REPUBLIKA.CO.ID, ABUJA -- Anggota-anggota majelis rendah parlemen Nigeria menyetujui permintaan Presiden Goodluck Jonathan memperpanjang status keadaan darurat di wilayah bergolak timurlaut selama enam bulan lagi untuk mengatasi kekerasan militan.
Jonathan pada 6 November lalu meminta perpanjangan keadaan darurat selama enam bulan lagi di negara-negara bagian Adamawa, Borno dan Yobe, yang dilanda gelombang serangan militan Boko Haram.
Senat Nigeria menandatangani perpanjangan itu sehari kemudian pada 7 November. Namun, majelis rendah meminta penjelasan terinci dari para kepala keamanan sebelum melakukan pemungutan suara.
"DPR memutuskan menyetujui perpanjangan keadaan darurat ... di Adamawa, Borno dan Yobe selama enam bulan lagi," kata resolusi yang disetujui, Rabu (20/11).
Keadaan darurat diberlakukan di ketiga wilayah itu pada Mei sebagai bagian dari upaya pemerintah mengendalikan serangan gerilyawan Boko Haram.

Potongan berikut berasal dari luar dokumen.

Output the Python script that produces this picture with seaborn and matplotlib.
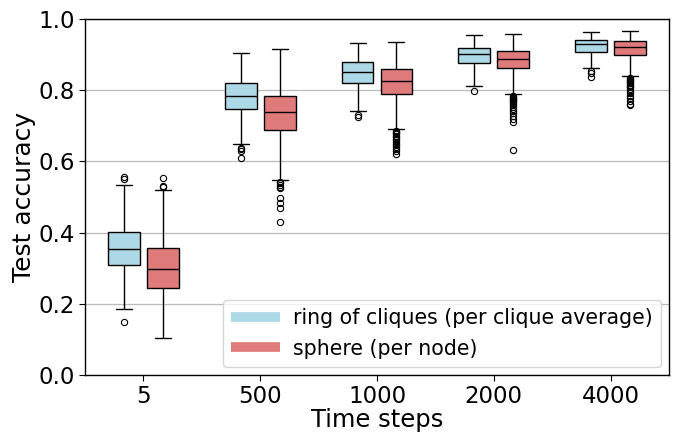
import numpy as np
import pandas as pd
import seaborn as sns
import matplotlib
matplotlib.use("Agg")
import matplotlib.pyplot as plt
from matplotlib.lines import Line2D

# ---- data (box statistics per time step) ----
time_steps = ["5", "500", "1000", "2000", "4000"]
series = ["ring of cliques (per clique average)", "sphere (per node)"]

ring_whislo = [0.186, 0.648, 0.741, 0.813, 0.861]
ring_q1     = [0.310, 0.748, 0.821, 0.876, 0.907]
ring_med    = [0.353, 0.785, 0.850, 0.903, 0.929]
ring_q3     = [0.401, 0.819, 0.878, 0.919, 0.940]
ring_whishi = [0.533, 0.905, 0.932, 0.955, 0.963]
ring_fliers = [
    [0.148, 0.550, 0.557],
    [0.638, 0.634, 0.630, 0.610],
    [0.730, 0.724],
    [0.799],
    [0.855, 0.847, 0.836],
]

sphere_whislo = [0.103, 0.548, 0.691, 0.790, 0.840]
sphere_q1     = [0.244, 0.689, 0.790, 0.862, 0.898]
sphere_med    = [0.299, 0.740, 0.827, 0.889, 0.922]
sphere_q3     = [0.356, 0.785, 0.859, 0.911, 0.939]
sphere_whishi = [0.520, 0.916, 0.936, 0.958, 0.967]
sphere_fliers = [
    [0.527, 0.530, 0.553],
    [0.543, 0.538, 0.533, 0.528, 0.524, 0.497, 0.482, 0.470, 0.431],
    [0.685, 0.682, 0.679, 0.676, 0.672, 0.668, 0.664, 0.660, 0.655,
     0.650, 0.645, 0.640, 0.635, 0.628, 0.620],
    [0.785, 0.782, 0.779, 0.776, 0.773, 0.770, 0.766, 0.762, 0.758,
     0.753, 0.748, 0.742, 0.735, 0.728, 0.720, 0.712, 0.632],
    [0.835, 0.832, 0.829, 0.826, 0.823, 0.820, 0.816, 0.812, 0.808,
     0.803, 0.798, 0.792, 0.785, 0.778, 0.770, 0.762, 0.758],
]

colors = ["#add8e6", "#e07b7b"]


def sample_from_stats(wlo, q1, med, q3, whi, fliers, m=200):
    """Build a value list whose box statistics equal the given ones."""
    return [wlo] + [q1] * m + [med] * m + [q3] * m + [whi] + list(fliers)


rows = []
stats = [
    (ring_whislo, ring_q1, ring_med, ring_q3, ring_whishi, ring_fliers),
    (sphere_whislo, sphere_q1, sphere_med, sphere_q3, sphere_whishi, sphere_fliers),
]
for name, (wl, q1, md, q3, wh, fl) in zip(series, stats):
    for i, t in enumerate(time_steps):
        for v in sample_from_stats(wl[i], q1[i], md[i], q3[i], wh[i], fl[i]):
            rows.append((t, name, v))
df = pd.DataFrame(rows, columns=["Time steps", "series", "Test accuracy"])

sns.set_style("white")
plt.rcParams["font.family"] = ["DejaVu Sans"]
plt.rcParams["text.color"] = "black"
plt.rcParams["axes.labelcolor"] = "black"
plt.rcParams["xtick.color"] = "black"
plt.rcParams["ytick.color"] = "black"

fig = plt.figure(figsize=(6.77, 4.34), dpi=100)
ax = fig.add_axes([85 / 677, 1 - 375 / 434, (669 - 85) / 677, (375 - 19) / 434])

sns.boxplot(
    data=df, x="Time steps", y="Test accuracy", hue="series",
    order=time_steps, hue_order=series, palette=colors,
    width=0.667, gap=0.18, linewidth=1, linecolor="black",
    saturation=1, fliersize=4.5,
    flierprops=dict(marker="o", markerfacecolor="none", markeredgecolor="black",
                    markeredgewidth=0.8),
    ax=ax, legend=False,
)

ax.set_ylim(0, 1)
ax.set_yticks([0.0, 0.2, 0.4, 0.6, 0.8, 1.0])
ax.yaxis.grid(True, color="#bbbbbb", linewidth=0.9)
ax.set_axisbelow(True)
for s in ax.spines.values():
    s.set_visible(True)
    s.set_color("black")
    s.set_linewidth(1.0)
ax.tick_params(axis="both", which="major", labelsize=16.5, length=4, width=0.8,
               bottom=True, left=True, labelcolor="black")
ax.set_xlabel("Time steps", fontsize=17.5, labelpad=0)
ax.set_ylabel("Test accuracy", fontsize=18, labelpad=1.5)

handles = [Line2D([0], [0], color=c, linewidth=7, solid_capstyle="butt") for c in colors]
ax.legend(handles, series, loc="lower right", fontsize=14.8, handlelength=2.4,
          frameon=True, framealpha=0.8, borderaxespad=0.4, handletextpad=0.6,
          labelspacing=0.52)

fig.savefig("out.png", dpi=100)
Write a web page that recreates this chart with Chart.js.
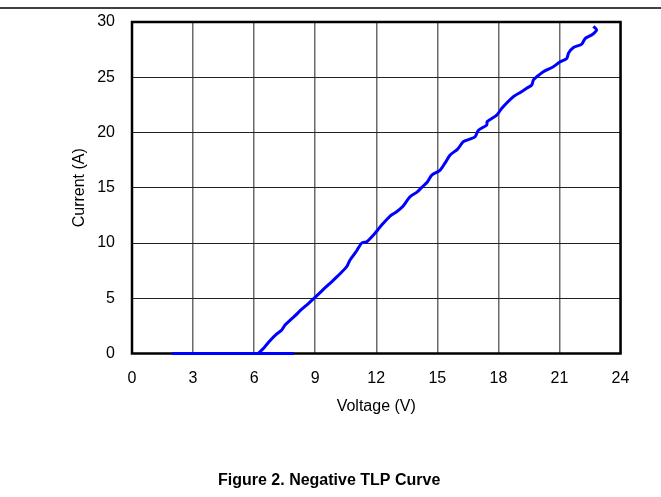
<!DOCTYPE html>
<html>
<head>
<meta charset="utf-8">
<title>Negative TLP Curve</title>
<script src="https://cdn.jsdelivr.net/npm/chart.js@4/dist/chart.umd.min.js"></script>
<style>
  html, body { margin: 0; padding: 0; background: #fff; }
  canvas { display: block; }
</style>
</head>
<body>
<canvas id="tlp" width="661" height="497"></canvas>
<script>
// Off-state segment (device not yet triggered, current stays at zero)
const offVoltage = [1.95, 7.96];
const offCurrent = [0, 0];

// Snapback / on-state TLP measurement, voltage in V and current in A
const tlpVoltage = [
  6.2, 6.5, 6.8, 7.1, 7.36, 7.52, 7.76, 8.0, 8.3, 8.65,
  9.03, 9.4, 9.73, 10.1, 10.55, 10.71, 11.04, 11.29, 11.53, 11.94,
  12.1, 12.27, 12.68, 13.0, 13.3, 13.66, 14.0, 14.24, 14.5, 14.73,
  15.14, 15.4, 15.63, 16.0, 16.28, 16.6, 16.86, 17.02, 17.43, 17.45,
  17.92, 18.17, 18.74, 19.1, 19.39, 19.64, 19.72, 19.89, 20.21, 20.7,
  21.0, 21.36, 21.45, 21.69, 22.1, 22.26, 22.6, 22.83, 22.67
];
const tlpCurrent = [
  0.0, 0.55, 1.2, 1.75, 2.13, 2.58, 3.0, 3.4, 3.94, 4.5,
  5.14, 5.8, 6.35, 7.0, 7.86, 8.46, 9.3, 10.0, 10.12, 10.88,
  11.24, 11.63, 12.44, 12.83, 13.3, 14.19, 14.6, 15.04, 15.5, 16.15,
  16.6, 17.3, 17.96, 18.5, 19.17, 19.4, 19.62, 20.2, 20.68, 20.98,
  21.58, 22.19, 23.24, 23.65, 24.0, 24.3, 24.75, 25.05, 25.5, 25.95,
  26.35, 26.7, 27.2, 27.7, 28.0, 28.5, 28.85, 29.3, 29.6
];

// Axis ranges and tick spacing
const voltageTicks = [0, 3, 6, 9, 12, 15, 18, 21, 24];
const currentTicks = [0, 5, 10, 15, 20, 25, 30];

const FONT = "'Liberation Sans', Arial, sans-serif";

function toPoints(xs, ys) {
  return xs.map((x, i) => ({ x: x, y: ys[i] }));
}

// Frame around the plot area, drawn under the data trace
const plotFrame = {
  id: 'plotFrame',
  beforeDatasetsDraw(chart) {
    const { ctx, chartArea: a } = chart;
    ctx.save();
    ctx.strokeStyle = '#000';
    ctx.lineWidth = 2.5;
    ctx.strokeRect(a.left, a.top, a.right - a.left, a.bottom - a.top);
    ctx.restore();
  }
};

// Page rule at the top and the figure caption underneath
const pageDecor = {
  id: 'pageDecor',
  afterDraw(chart) {
    const ctx = chart.ctx;
    ctx.save();
    ctx.strokeStyle = '#000';
    ctx.lineWidth = 1.5;
    ctx.beginPath();
    ctx.moveTo(0, 8);
    ctx.lineTo(chart.width, 8);
    ctx.stroke();
    ctx.fillStyle = '#000';
    ctx.font = "bold 16px " + FONT;
    ctx.textAlign = 'left';
    ctx.textBaseline = 'alphabetic';
    ctx.fillText('Figure 2. Negative TLP Curve', 218, 485);
    ctx.restore();
  }
};

new Chart(document.getElementById('tlp'), {
  type: 'line',
  data: {
    datasets: [
      {
        data: toPoints(offVoltage, offCurrent),
        borderColor: '#0000ff',
        borderWidth: 3,
        pointRadius: 0,
        tension: 0,
        clip: false
      },
      {
        data: toPoints(tlpVoltage, tlpCurrent),
        borderColor: '#0000ff',
        borderWidth: 3,
        pointRadius: 0,
        tension: 0.25,
        clip: false
      }
    ]
  },
  options: {
    responsive: false,
    animation: false,
    events: [],
    layout: { autoPadding: false, padding: { left: 0, right: 40.5, top: 22, bottom: 0 } },
    plugins: {
      legend: { display: false },
      title: { display: false },
      tooltip: { enabled: false }
    },
    scales: {
      x: {
        type: 'linear',
        min: voltageTicks[0],
        max: voltageTicks[voltageTicks.length - 1],
        afterBuildTicks(scale) { scale.ticks = voltageTicks.map(v => ({ value: v })); },
        afterFit(scale) {
          scale.height = 143.5;
          scale.paddingLeft = 0;
          scale.paddingRight = 0;
        },
        ticks: {
          color: '#000',
          padding: 15,
          font: { family: FONT, size: 16 },
          maxRotation: 0,
          autoSkip: false
        },
        grid: { color: '#6a6a6a', lineWidth: 1.5, drawTicks: false },
        border: { display: false },
        title: {
          display: true,
          text: 'Voltage (V)',
          color: '#000',
          font: { family: FONT, size: 16 },
          padding: { top: 0, bottom: 81 }
        }
      },
      y: {
        type: 'linear',
        min: currentTicks[0],
        max: currentTicks[currentTicks.length - 1],
        afterBuildTicks(scale) { scale.ticks = currentTicks.map(v => ({ value: v })); },
        afterFit(scale) {
          scale.width = 132;
          scale.paddingTop = 0;
          scale.paddingBottom = 0;
        },
        ticks: {
          color: '#000',
          padding: 17,
          font: { family: FONT, size: 16 },
          autoSkip: false
        },
        grid: { color: '#222', lineWidth: 1, drawTicks: false },
        border: { display: false },
        title: {
          display: true,
          text: 'Current (A)',
          color: '#000',
          font: { family: FONT, size: 16 },
          padding: { top: 70, bottom: 0 }
        }
      }
    }
  },
  plugins: [plotFrame, pageDecor]
});
</script>
</body>
</html>
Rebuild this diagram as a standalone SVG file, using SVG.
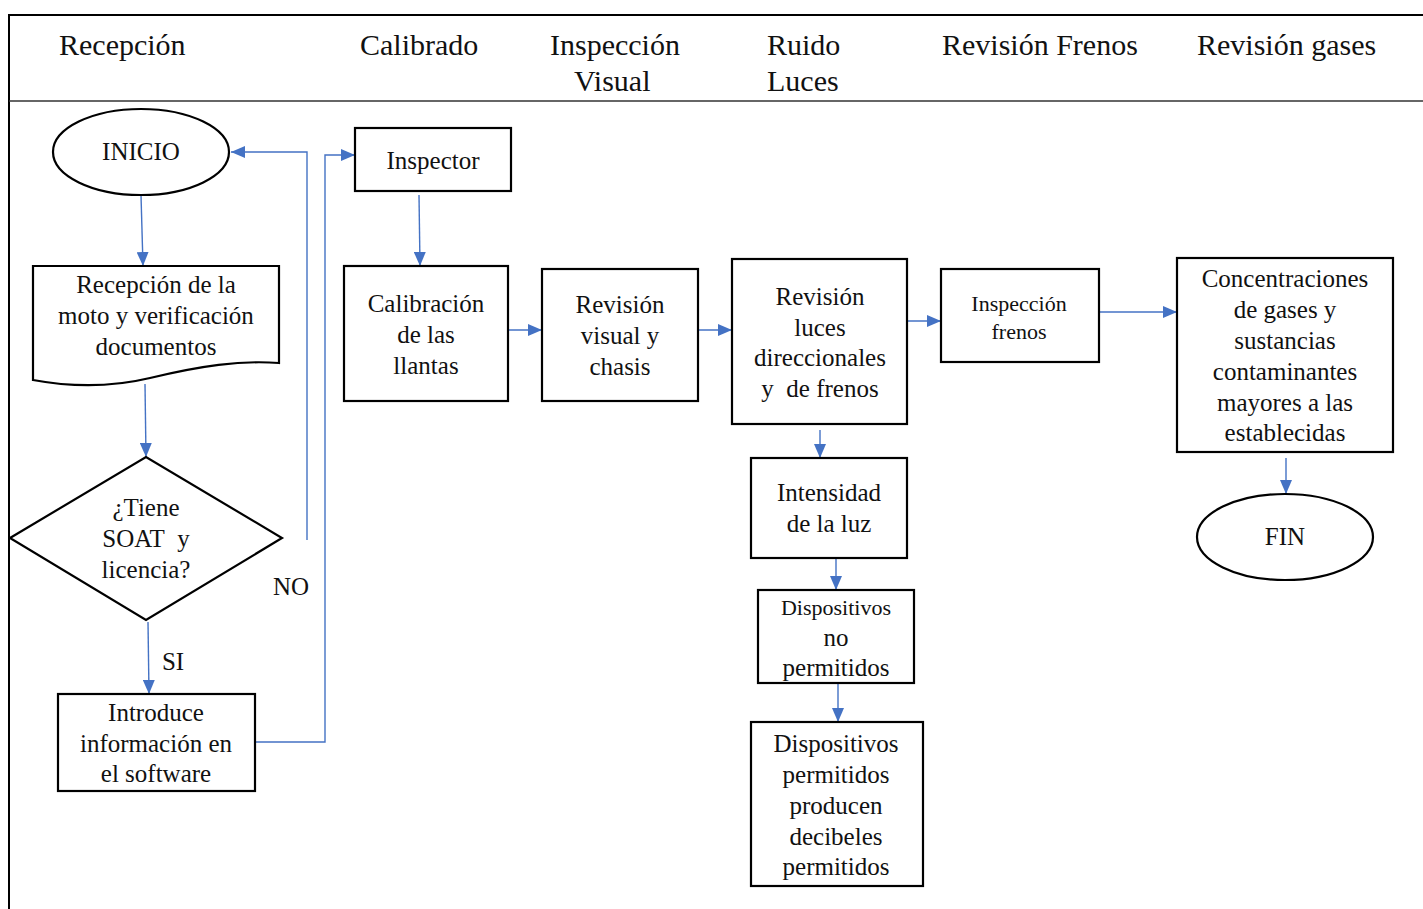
<svg xmlns="http://www.w3.org/2000/svg" width="1423" height="909" viewBox="0 0 1423 909">
<style>
text{font-family:"Liberation Serif","Times New Roman",serif;fill:#111;text-anchor:middle}
.h{font-size:30px;text-anchor:start}
.t{font-size:25px}
.s{font-size:22px}
.b{fill:#fff;stroke:#000;stroke-width:2.2}
.c{fill:none;stroke:#4472C4;stroke-width:1.4}
</style>
<defs>
<marker id="a" viewBox="0 0 14 12" refX="14" refY="6" markerWidth="14" markerHeight="12" markerUnits="userSpaceOnUse" orient="auto">
<path d="M0,0 L14,6 L0,12 Z" fill="#4472C4"/>
</marker>
</defs>
<rect width="1423" height="909" fill="#fff"/>
<g id="frame">
<path d="M9,909 V15 H1423" fill="none" stroke="#000" stroke-width="2"/>
<line x1="9" y1="101" x2="1423" y2="101" stroke="#333" stroke-width="1.3"/>
<text class="h" x="59" y="55">Recepción</text>
<text class="h" x="360" y="55">Calibrado</text>
<text class="h" x="550" y="55">Inspección</text>
<text class="h" x="574" y="91">Visual</text>
<text class="h" x="767" y="55">Ruido</text>
<text class="h" x="767" y="91">Luces</text>
<text class="h" x="942" y="55">Revisión Frenos</text>
<text class="h" x="1197" y="55">Revisión gases</text>
</g>
<g id="connectors">
<path class="c" d="M141,195 L143,266" marker-end="url(#a)"/>
<path class="c" d="M145,384 L146,457" marker-end="url(#a)"/>
<path class="c" d="M148,622 L149,694" marker-end="url(#a)"/>
<path class="c" d="M307,540 V152 H231" marker-end="url(#a)"/>
<path class="c" d="M255,742 H325 V155 H355" marker-end="url(#a)"/>
<path class="c" d="M419,195 L420,266" marker-end="url(#a)"/>
<path class="c" d="M508,330 H542" marker-end="url(#a)"/>
<path class="c" d="M698,330 H732" marker-end="url(#a)"/>
<path class="c" d="M907,321 H941" marker-end="url(#a)"/>
<path class="c" d="M1099,312 H1177" marker-end="url(#a)"/>
<path class="c" d="M1286,458 V494" marker-end="url(#a)"/>
<path class="c" d="M820,430 V458" marker-end="url(#a)"/>
<path class="c" d="M836,558 V590" marker-end="url(#a)"/>
<path class="c" d="M838,683 V722" marker-end="url(#a)"/>
</g>
<g id="inicio">
<ellipse class="b" cx="141" cy="152" rx="88" ry="43"/>
<text class="t" x="141" y="160">INICIO</text>
</g>
<g id="recepcion">
<path class="b" d="M33,266 H279 V363 C240,360 200,366 150,378 C100,390 60,385 33,380 Z"/>
<text class="t" x="156" y="293">Recepción de la</text>
<text class="t" x="156" y="324">moto y verificación</text>
<text class="t" x="156" y="355">documentos</text>
</g>
<g id="decision">
<path class="b" d="M10,538 L146,457 L282,538 L146,620 Z"/>
<text class="t" x="146" y="516">¿Tiene</text>
<text class="t" x="146" y="547">SOAT&#160; y</text>
<text class="t" x="146" y="578">licencia?</text>
</g>
<g id="labels">
<text class="t" x="291" y="595">NO</text>
<text class="t" x="173" y="670">SI</text>
</g>
<g id="introduce">
<rect class="b" x="58" y="694" width="197" height="97"/>
<text class="t" x="156" y="721">Introduce</text>
<text class="t" x="156" y="752">información en</text>
<text class="t" x="156" y="782">el software</text>
</g>
<g id="inspector">
<rect class="b" x="355" y="128" width="156" height="63"/>
<text class="t" x="433" y="169">Inspector</text>
</g>
<g id="calibracion">
<rect class="b" x="344" y="266" width="164" height="135"/>
<text class="t" x="426" y="312">Calibración</text>
<text class="t" x="426" y="343">de las</text>
<text class="t" x="426" y="374">llantas</text>
</g>
<g id="visual">
<rect class="b" x="542" y="269" width="156" height="132"/>
<text class="t" x="620" y="313">Revisión</text>
<text class="t" x="620" y="344">visual y</text>
<text class="t" x="620" y="375">chasis</text>
</g>
<g id="luces">
<rect class="b" x="732" y="259" width="175" height="165"/>
<text class="t" x="820" y="305">Revisión</text>
<text class="t" x="820" y="336">luces</text>
<text class="t" x="820" y="366">direccionales</text>
<text class="t" x="820" y="397">y&#160; de frenos</text>
</g>
<g id="frenos">
<rect class="b" x="941" y="269" width="158" height="93"/>
<text class="s" x="1019" y="311">Inspección</text>
<text class="s" x="1019" y="339">frenos</text>
</g>
<g id="gases">
<rect class="b" x="1177" y="258" width="216" height="194"/>
<text class="t" x="1285" y="287">Concentraciones</text>
<text class="t" x="1285" y="318">de gases y</text>
<text class="t" x="1285" y="349">sustancias</text>
<text class="t" x="1285" y="380">contaminantes</text>
<text class="t" x="1285" y="411">mayores a las</text>
<text class="t" x="1285" y="441">establecidas</text>
</g>
<g id="fin">
<ellipse class="b" cx="1285" cy="537" rx="88" ry="43"/>
<text class="t" x="1285" y="545">FIN</text>
</g>
<g id="intensidad">
<rect class="b" x="751" y="458" width="156" height="100"/>
<text class="t" x="829" y="501">Intensidad</text>
<text class="t" x="829" y="532">de la luz</text>
</g>
<g id="no-permitidos">
<rect class="b" x="758" y="590" width="156" height="93"/>
<text class="s" x="836" y="615">Dispositivos</text>
<text class="t" x="836" y="646">no</text>
<text class="t" x="836" y="676">permitidos</text>
</g>
<g id="permitidos">
<rect class="b" x="751" y="722" width="172" height="164"/>
<text class="t" x="836" y="752">Dispositivos</text>
<text class="t" x="836" y="783">permitidos</text>
<text class="t" x="836" y="814">producen</text>
<text class="t" x="836" y="845">decibeles</text>
<text class="t" x="836" y="875">permitidos</text>
</g>
</svg>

Pada 15 Mei lalu, sehari setelah dekrit Jonathan dikeluarkan, militer mengumumkan peluncuran operasi besar-besaran yang bertujuan mengakhiri kekerasan militan, dengan menempatkan ribuan prajurit tambahan dan kekuatan udara di wilayah timurlaut.
Keberhasilan ofensif militer yang dilakukan selama keadaan darurat masih tidak jelas. Militer menyebut Boko Haram kocar-kacir dan dalam posisi bertahan, namun ratusan orang tewas dalam beberapa pekan terakhir akibat serangan militan.
Kekerasan Boko Haram diperkirakan telah menewaskan lebih dari 3.600 orang sejak 2009, termasuk pembunuhan oleh pasukan keamanan.
Kelompok itu menyatakan berperang untuk mendirikan sebuah negara Islam di Nigeria utara yang penduduknya mayoritas muslim.
Kekerasan meningkat di Nigeria sejak serangan-serangan menewaskan puluhan orang selama perayaan Natal 2011 yang diklaim oleh kelompok muslim garis keras Boko Haram.